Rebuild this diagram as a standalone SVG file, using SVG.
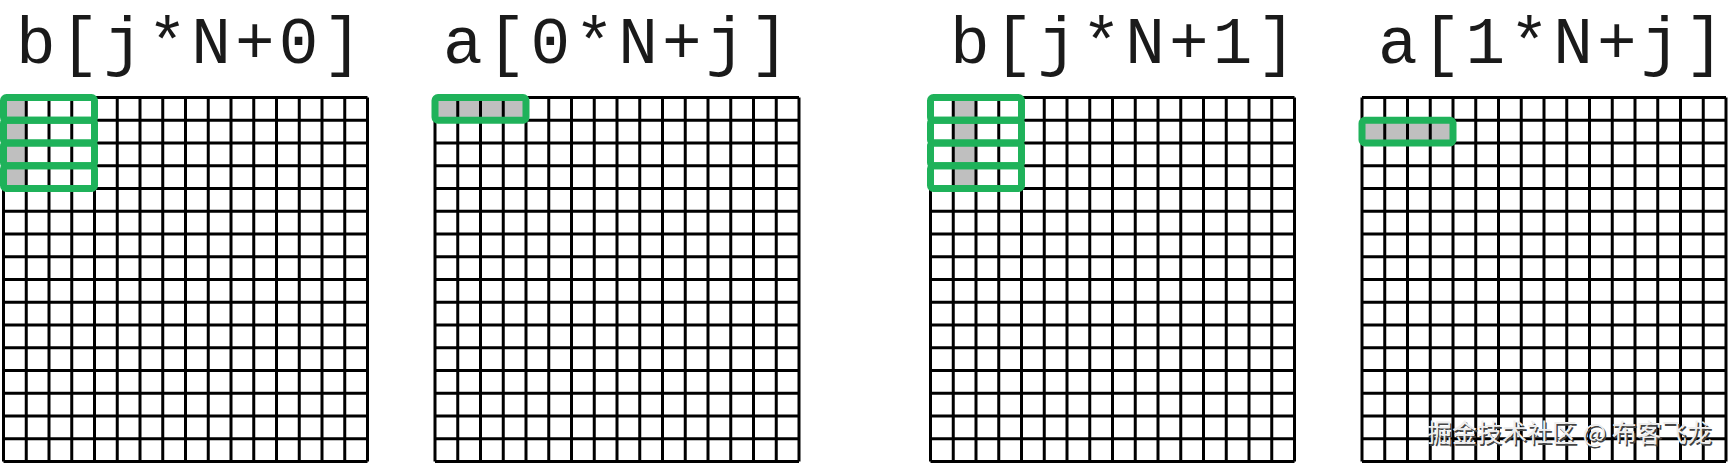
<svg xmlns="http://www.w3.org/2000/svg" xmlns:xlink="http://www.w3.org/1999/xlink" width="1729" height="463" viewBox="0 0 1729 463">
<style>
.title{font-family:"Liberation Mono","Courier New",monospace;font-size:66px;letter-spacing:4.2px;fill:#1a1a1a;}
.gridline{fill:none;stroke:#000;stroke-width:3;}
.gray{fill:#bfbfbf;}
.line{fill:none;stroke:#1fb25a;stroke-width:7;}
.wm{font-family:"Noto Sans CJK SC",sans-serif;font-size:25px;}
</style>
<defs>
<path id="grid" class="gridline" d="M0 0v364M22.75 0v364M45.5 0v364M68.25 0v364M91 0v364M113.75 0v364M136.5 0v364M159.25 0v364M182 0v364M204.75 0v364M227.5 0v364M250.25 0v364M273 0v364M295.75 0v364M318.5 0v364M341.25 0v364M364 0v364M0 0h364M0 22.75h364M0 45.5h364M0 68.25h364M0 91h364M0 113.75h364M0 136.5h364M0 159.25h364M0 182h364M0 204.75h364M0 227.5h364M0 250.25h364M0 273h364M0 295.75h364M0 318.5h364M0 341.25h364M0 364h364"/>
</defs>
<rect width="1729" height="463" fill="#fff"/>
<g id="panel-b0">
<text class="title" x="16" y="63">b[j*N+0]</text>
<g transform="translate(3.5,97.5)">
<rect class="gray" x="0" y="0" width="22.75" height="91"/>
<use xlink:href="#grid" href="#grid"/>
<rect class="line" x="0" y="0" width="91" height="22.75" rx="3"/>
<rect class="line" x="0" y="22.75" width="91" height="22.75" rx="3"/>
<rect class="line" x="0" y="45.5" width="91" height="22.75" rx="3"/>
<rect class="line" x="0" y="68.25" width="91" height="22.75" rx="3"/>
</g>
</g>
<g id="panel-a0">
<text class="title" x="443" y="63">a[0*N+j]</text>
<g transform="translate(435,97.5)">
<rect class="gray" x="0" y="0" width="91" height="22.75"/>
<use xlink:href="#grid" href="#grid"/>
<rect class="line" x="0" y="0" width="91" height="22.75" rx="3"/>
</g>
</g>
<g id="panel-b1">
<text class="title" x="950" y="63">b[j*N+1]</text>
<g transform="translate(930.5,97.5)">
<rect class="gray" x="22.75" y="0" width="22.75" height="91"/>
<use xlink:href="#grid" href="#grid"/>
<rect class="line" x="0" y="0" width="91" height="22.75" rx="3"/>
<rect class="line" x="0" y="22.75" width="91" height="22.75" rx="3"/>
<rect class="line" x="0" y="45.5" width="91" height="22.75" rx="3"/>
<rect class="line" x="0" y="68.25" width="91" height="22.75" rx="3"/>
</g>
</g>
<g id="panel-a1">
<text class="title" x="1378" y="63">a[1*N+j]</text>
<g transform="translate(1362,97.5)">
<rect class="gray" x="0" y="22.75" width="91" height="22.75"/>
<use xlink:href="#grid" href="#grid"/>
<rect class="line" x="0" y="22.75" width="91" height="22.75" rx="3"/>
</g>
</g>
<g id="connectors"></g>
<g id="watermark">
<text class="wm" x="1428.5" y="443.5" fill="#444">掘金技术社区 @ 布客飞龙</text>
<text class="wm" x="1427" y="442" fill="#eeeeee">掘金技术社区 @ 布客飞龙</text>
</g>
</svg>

==

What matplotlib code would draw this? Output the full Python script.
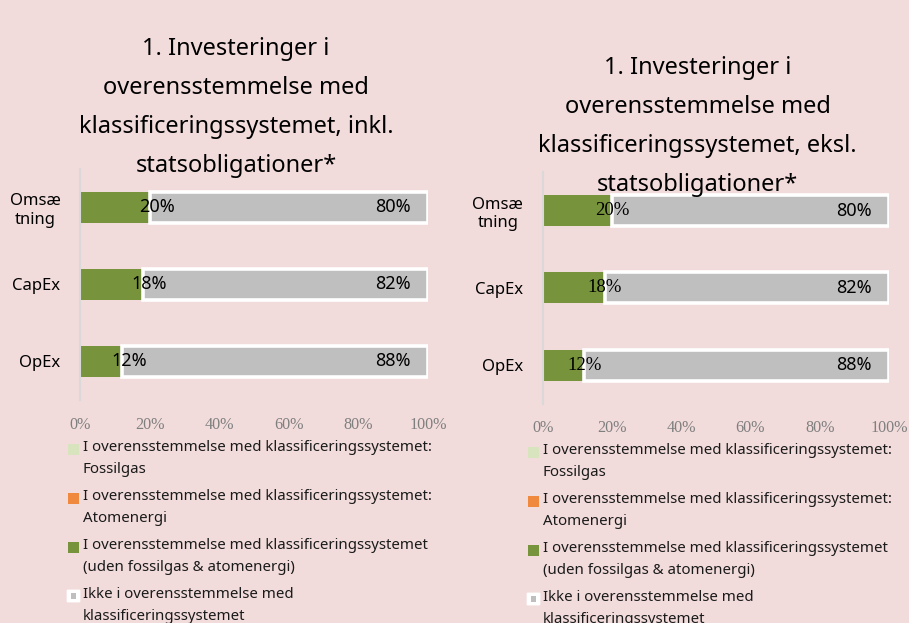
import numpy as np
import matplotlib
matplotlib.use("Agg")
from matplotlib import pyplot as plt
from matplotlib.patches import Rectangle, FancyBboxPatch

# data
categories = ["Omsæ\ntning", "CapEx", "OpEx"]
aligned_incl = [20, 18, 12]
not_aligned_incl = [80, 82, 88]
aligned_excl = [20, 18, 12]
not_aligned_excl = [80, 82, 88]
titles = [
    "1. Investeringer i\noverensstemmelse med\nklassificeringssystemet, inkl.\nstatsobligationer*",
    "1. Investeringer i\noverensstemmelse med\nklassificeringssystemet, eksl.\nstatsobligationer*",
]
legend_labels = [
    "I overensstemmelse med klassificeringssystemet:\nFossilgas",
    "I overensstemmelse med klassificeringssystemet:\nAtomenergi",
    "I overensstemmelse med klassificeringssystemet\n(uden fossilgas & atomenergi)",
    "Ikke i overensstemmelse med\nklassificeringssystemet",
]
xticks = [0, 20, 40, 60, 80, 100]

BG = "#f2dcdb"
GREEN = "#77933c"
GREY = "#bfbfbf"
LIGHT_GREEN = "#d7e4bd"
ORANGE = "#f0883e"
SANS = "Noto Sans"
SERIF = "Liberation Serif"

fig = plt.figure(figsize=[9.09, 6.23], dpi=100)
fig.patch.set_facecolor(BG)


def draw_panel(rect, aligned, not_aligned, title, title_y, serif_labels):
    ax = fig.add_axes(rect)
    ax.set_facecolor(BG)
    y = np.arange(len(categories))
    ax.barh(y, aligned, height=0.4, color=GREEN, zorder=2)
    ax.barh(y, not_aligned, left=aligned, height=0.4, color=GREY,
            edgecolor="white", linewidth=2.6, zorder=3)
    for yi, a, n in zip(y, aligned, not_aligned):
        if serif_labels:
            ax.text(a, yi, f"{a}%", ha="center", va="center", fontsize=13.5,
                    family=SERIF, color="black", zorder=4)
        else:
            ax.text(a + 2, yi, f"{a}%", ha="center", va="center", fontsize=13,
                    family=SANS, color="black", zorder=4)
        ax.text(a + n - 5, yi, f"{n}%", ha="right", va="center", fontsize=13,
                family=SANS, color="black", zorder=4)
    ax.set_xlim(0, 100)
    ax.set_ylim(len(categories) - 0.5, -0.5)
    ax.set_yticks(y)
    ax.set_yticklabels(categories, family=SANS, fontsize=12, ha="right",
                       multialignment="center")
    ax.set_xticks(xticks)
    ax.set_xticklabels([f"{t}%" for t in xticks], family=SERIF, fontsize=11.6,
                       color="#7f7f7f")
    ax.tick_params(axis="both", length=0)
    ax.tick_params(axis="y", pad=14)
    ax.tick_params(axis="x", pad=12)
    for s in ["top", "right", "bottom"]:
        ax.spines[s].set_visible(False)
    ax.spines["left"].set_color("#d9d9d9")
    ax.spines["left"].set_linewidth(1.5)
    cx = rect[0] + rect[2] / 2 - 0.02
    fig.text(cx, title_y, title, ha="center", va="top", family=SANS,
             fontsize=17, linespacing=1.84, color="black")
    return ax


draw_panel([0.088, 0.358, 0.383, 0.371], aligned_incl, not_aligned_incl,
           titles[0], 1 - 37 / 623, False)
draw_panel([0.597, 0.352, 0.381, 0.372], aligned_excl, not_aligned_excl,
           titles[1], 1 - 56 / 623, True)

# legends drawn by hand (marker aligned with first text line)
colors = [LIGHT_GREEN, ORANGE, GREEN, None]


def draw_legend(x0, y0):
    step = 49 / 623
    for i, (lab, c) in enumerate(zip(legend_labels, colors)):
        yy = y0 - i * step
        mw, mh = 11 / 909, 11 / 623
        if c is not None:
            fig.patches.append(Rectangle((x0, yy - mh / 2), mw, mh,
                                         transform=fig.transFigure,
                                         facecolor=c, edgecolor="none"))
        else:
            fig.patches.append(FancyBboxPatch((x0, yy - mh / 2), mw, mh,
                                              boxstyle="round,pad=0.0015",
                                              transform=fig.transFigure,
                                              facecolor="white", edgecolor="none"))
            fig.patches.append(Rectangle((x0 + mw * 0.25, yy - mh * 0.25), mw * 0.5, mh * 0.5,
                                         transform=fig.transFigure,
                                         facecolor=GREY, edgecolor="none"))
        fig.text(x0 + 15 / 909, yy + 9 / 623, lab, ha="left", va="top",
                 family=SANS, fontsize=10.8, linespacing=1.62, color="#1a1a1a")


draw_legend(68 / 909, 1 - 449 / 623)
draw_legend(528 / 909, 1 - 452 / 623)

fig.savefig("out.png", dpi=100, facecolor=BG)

→ WHAT THE EXERCISE ASKS
Look above for the line with "What matplotlib code", then print it and each line after it down to and including the line with "from matplotlib.patches import". Leave out the pictures and keep the wording exact.

→ EXERCISE ANSWER
What matplotlib code would draw this? Output the full Python script.
import numpy as np
import matplotlib
matplotlib.use("Agg")
from matplotlib import pyplot as plt
from matplotlib.patches import Rectangle, FancyBboxPatch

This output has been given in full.